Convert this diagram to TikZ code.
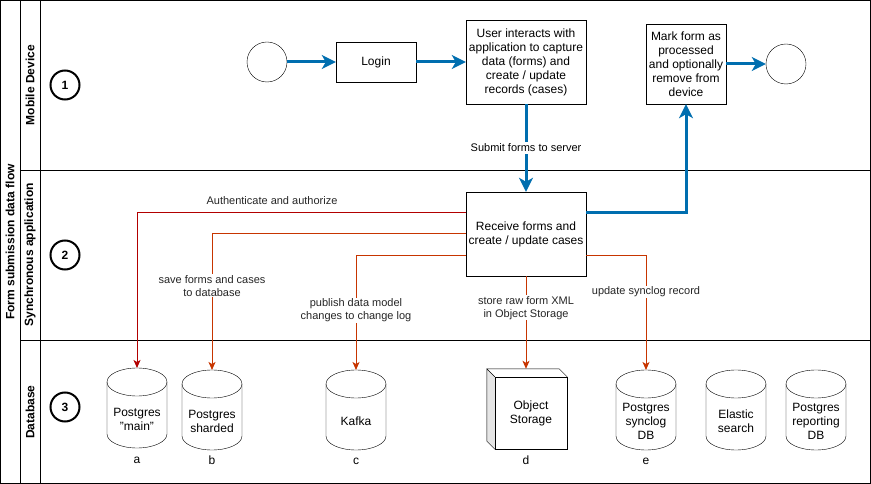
\documentclass[tikz,border=0pt]{standalone}
\usepackage{fontspec}
\setmainfont{Liberation Sans}
\usetikzlibrary{arrows.meta}
\definecolor{flowblue}{HTML}{006EAF}
\definecolor{linkorange}{HTML}{C73500}
\definecolor{linkred}{HTML}{B20000}

\begin{document}
\begin{tikzpicture}[x=1pt, y=-1pt,
  box/.style={draw, fill=white, align=center, inner sep=1pt, font=\fontsize{12}{14}\selectfont},
  event/.style={draw, circle, fill=white, minimum size=40pt, inner sep=0pt},
  lanenum/.style={draw, circle, line width=2pt, minimum size=29pt, inner sep=0pt, font=\bfseries\fontsize{12}{14}\selectfont},
  lanetitle/.style={rotate=90, font=\bfseries\fontsize{12}{14}\selectfont},
  db/.style={minimum width=60pt, minimum height=58pt, inner sep=0pt, outer sep=0pt, align=center, font=\fontsize{12}{14}\selectfont},
  flow/.style={-{Stealth[length=14pt, width=14pt, inset=4pt]}, line width=3pt, flowblue},
  link/.style={-{Stealth[length=8pt, width=7pt, inset=2pt]}, line width=1pt, linkorange},
  lbl/.style={fill=white, inner sep=1pt, align=center, text=black!85, font=\fontsize{11}{13}\selectfont},
  letter/.style={anchor=base, font=\fontsize{12}{14}\selectfont}
]
\useasboundingbox (0,0) rectangle (871,484);

% Pool and lanes
\draw (0.5,0.5) rectangle (870,483);
\draw (20,0.5) -- (20,483);
\draw (40,0.5) -- (40,483);
\draw (20,170) -- (870,170);
\draw (20,340) -- (870,340);
\node[lanetitle] (pool) at (10,242) {Form submission data flow};
\node[lanetitle] (lanemob) at (30,85) {Mobile Device};
\node[lanetitle] (lanesync) at (30,255) {Synchronous application};
\node[lanetitle] (lanedb) at (30,412) {Database};
\node[lanenum] (num1) at (65,85) {1};
\node[lanenum] (num2) at (65,255) {2};
\node[lanenum] (num3) at (65,407) {3};

% Mobile device
\node[event] (start) at (267,62) {};
\node[box, minimum width=80pt, minimum height=40pt] (login) at (376,62) {Login};
\node[box, minimum width=120pt, minimum height=84pt] (user) at (526,62)
  {User interacts with\\application to capture\\data (forms) and\\create / update\\records (cases)};
\node[box, minimum width=80pt, minimum height=80pt] (mark) at (686,64)
  {Mark form as\\processed\\and optionally\\remove from\\device};
\node[event] (stop) at (786,64) {};

% Synchronous application
\node[box, minimum width=120pt, minimum height=84pt] (recv) at (526,234)
  {Receive forms and\\create / update cases};

% Database
\node[db] (pgmain) at (137,419) {Postgres\\"main"};
\node[db] (pgshard) at (212,421) {Postgres\\sharded};
\node[db] (kafka) at (356,421) {Kafka};
\node[db] (pgsync) at (646,421) {Postgres\\synclog\\DB};
\node[db] (elastic) at (736,421) {Elastic\\search};
\node[db] (pgreport) at (816,421) {Postgres\\reporting\\DB};
% cylinder outlines
\foreach \n in {pgmain,pgshard,kafka,pgsync,elastic,pgreport} {
  \draw ([yshift=8pt]\n.north west) -- ([yshift=14pt]\n.south west)
    arc[start angle=180, end angle=360, x radius=30pt, y radius=14pt]
    -- ([yshift=8pt]\n.north east);
  \draw ([yshift=8pt]\n.north) ellipse [x radius=30pt, y radius=14pt];
}
\node[box, minimum width=72pt, minimum height=72pt] (objstore) at (531,413) {Object\\Storage};
\fill[gray!20] (objstore.north west) -- ++(-8,-8) -- ([shift={(-8,-8)}]objstore.south west) -- (objstore.south west) -- cycle;
\draw (objstore.north west) -- ++(-8,-8) -- ([shift={(-8,-8)}]objstore.south west) -- (objstore.south west);
\draw ([shift={(-8,-8)}]objstore.north west) -- ([shift={(-8,-8)}]objstore.north east) -- (objstore.north east);
\coordinate (objtop) at ([shift={(-5,-8)}]objstore.north);
\node[letter] (la) at (137,463) {a};
\node[letter] (lb) at (212,464) {b};
\node[letter] (lc) at (356,464) {c};
\node[letter] (ld) at (526,464) {d};
\node[letter] (le) at (646,464) {e};

% Main flow
\draw[flow] (start) -- (login);
\draw[flow] (login) -- (user);
\draw[flow] (user) -- (recv) node[lbl, midway, text=black, inner sep=2pt] (lblsubmit) {Submit forms to server};
\draw[flow] ([yshift=21pt]recv.east) -| (mark);
\draw[flow] (mark) -- (stop);

% Writes to storage
\draw[link, linkred] ([yshift=21pt]recv.west) -| ([yshift=22pt]pgmain.north);
\node[lbl, fill=none] (lblauth) at (272,201) {Authenticate and authorize};
\draw[link] (recv.west) -| ([yshift=22pt]pgshard.north) node[lbl, pos=0.69] (lblsave) {save forms and cases\\to database};
\draw[link] ([yshift=-21pt]recv.west) -| ([yshift=22pt]kafka.north) node[lbl, pos=0.74] (lblpub) {publish data model\\changes to change log};
\draw[link] (recv.south) -- (recv.south |- objtop) node[lbl, pos=0.34] (lblstore) {store raw form XML\\in Object Storage};
\draw[link] ([yshift=-21pt]recv.east) -| ([yshift=22pt]pgsync.north) node[lbl, pos=0.66] (lblsync) {update synclog record};

\end{tikzpicture}
\end{document}
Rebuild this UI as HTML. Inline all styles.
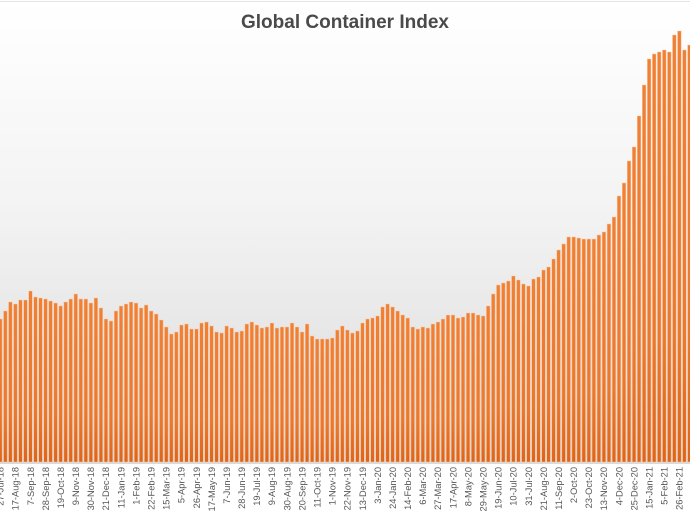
<!DOCTYPE html>
<html><head><meta charset="utf-8"><style>
html,body{margin:0;padding:0;width:690px;height:518px;overflow:hidden;background:#fff}
svg{display:block}
</style></head><body>
<svg id="chart" width="690" height="518" viewBox="0 0 690 518" xmlns="http://www.w3.org/2000/svg">
<defs>
<linearGradient id="bg" x1="0" y1="0" x2="0" y2="1">
<stop offset="0" stop-color="#ffffff"/><stop offset="0.45" stop-color="#f3f3f3"/><stop offset="1" stop-color="#dadada"/>
</linearGradient>
<linearGradient id="barg" x1="0" y1="0" x2="0" y2="1">
<stop offset="0" stop-color="#f08034"/><stop offset="0.7" stop-color="#ec782c"/><stop offset="1" stop-color="#df6418"/>
</linearGradient>
</defs>
<rect x="0" y="2" width="690" height="462" fill="url(#bg)"/>
<line x1="0" y1="1.5" x2="690" y2="1.5" stroke="#e4e4e4"/>
<text x="345" y="28" text-anchor="middle" font-family="Liberation Sans, sans-serif" font-weight="bold" font-size="19" fill="#4a4a4a">Global Container Index</text>
<g id="bars"></g>
<g id="xlabels"></g>
</svg>
<script>
const values = [143,151,160,158,162,162,171,165,164,163,161,159,156,160,163,168,163,163,159,164,154,143,141,151,156,158,160,159,154,157,151,148,142,135,128,130,137,138,133,133,139,140,136,130,129,136,134,130,131,138,140,137,134,135,139,134,135,135,139,135,130,138,126,123,123,123,124,132,136,132,129,131,139,143,144,146,155,158,155,151,147,144,135,133,135,134,138,140,143,147,147,144,145,149,149,147,146,156,168,177,179,181,186,182,178,176,183,185,192,195,203,212,218,225,225,224,223,223,223,227,230,238,245,266,279,301,315,346,377,403,408,410,412,410,427,431,412,417];
const tickLabels = ["27-Jul-18","17-Aug-18","7-Sep-18","28-Sep-18","19-Oct-18","9-Nov-18","30-Nov-18","21-Dec-18","11-Jan-19","1-Feb-19","22-Feb-19","15-Mar-19","5-Apr-19","26-Apr-19","17-May-19","7-Jun-19","28-Jun-19","19-Jul-19","9-Aug-19","30-Aug-19","20-Sep-19","11-Oct-19","1-Nov-19","22-Nov-19","13-Dec-19","3-Jan-20","24-Jan-20","14-Feb-20","6-Mar-20","27-Mar-20","17-Apr-20","8-May-20","29-May-20","19-Jun-20","10-Jul-20","31-Jul-20","21-Aug-20","11-Sep-20","2-Oct-20","23-Oct-20","13-Nov-20","4-Dec-20","25-Dec-20","15-Jan-21","5-Feb-21","26-Feb-21"];
const tickEvery = 3;
const yMax = 450;

const NS = "http://www.w3.org/2000/svg";
const baseY = 462, topY = 12, x0 = 0.3, step = 5.03, bw = 3.6;
function xScale(i){ return x0 + i*step; }
function yScale(v){ return baseY - (v / yMax) * (baseY - topY); }

const gb = document.getElementById('bars');
values.forEach((v,i)=>{
  const r = document.createElementNS(NS,'rect');
  const y = yScale(v);
  r.setAttribute('x', xScale(i) - bw/2);
  r.setAttribute('y', y);
  r.setAttribute('width', bw);
  r.setAttribute('height', baseY - y);
  r.setAttribute('fill', 'url(#barg)');
  r.setAttribute('stroke', '#f6c6a4');
  r.setAttribute('stroke-width', '0.5');
  
  
  gb.appendChild(r);
});

const gl = document.getElementById('xlabels');
tickLabels.forEach((t,k)=>{
  const x = xScale(k*tickEvery);
  const tx = document.createElementNS(NS,'text');
  tx.setAttribute('transform', 'translate(' + (x+3.3) + ',467) rotate(-90)');
  tx.setAttribute('text-anchor', 'end');
  tx.setAttribute('font-family', 'Liberation Sans, sans-serif');
  tx.setAttribute('font-size', '9.3');
  tx.setAttribute('fill', '#555');
  tx.textContent = t;
  
  
  gl.appendChild(tx);
});
</script>
</body></html>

• WHAT IS REQUIRED: Review the preceding data and report every line that includes the string "this".

• ANSWER IN FULL:
Convert this diagram to TikZ code.
Rebuild this UI as HTML. Inline all styles.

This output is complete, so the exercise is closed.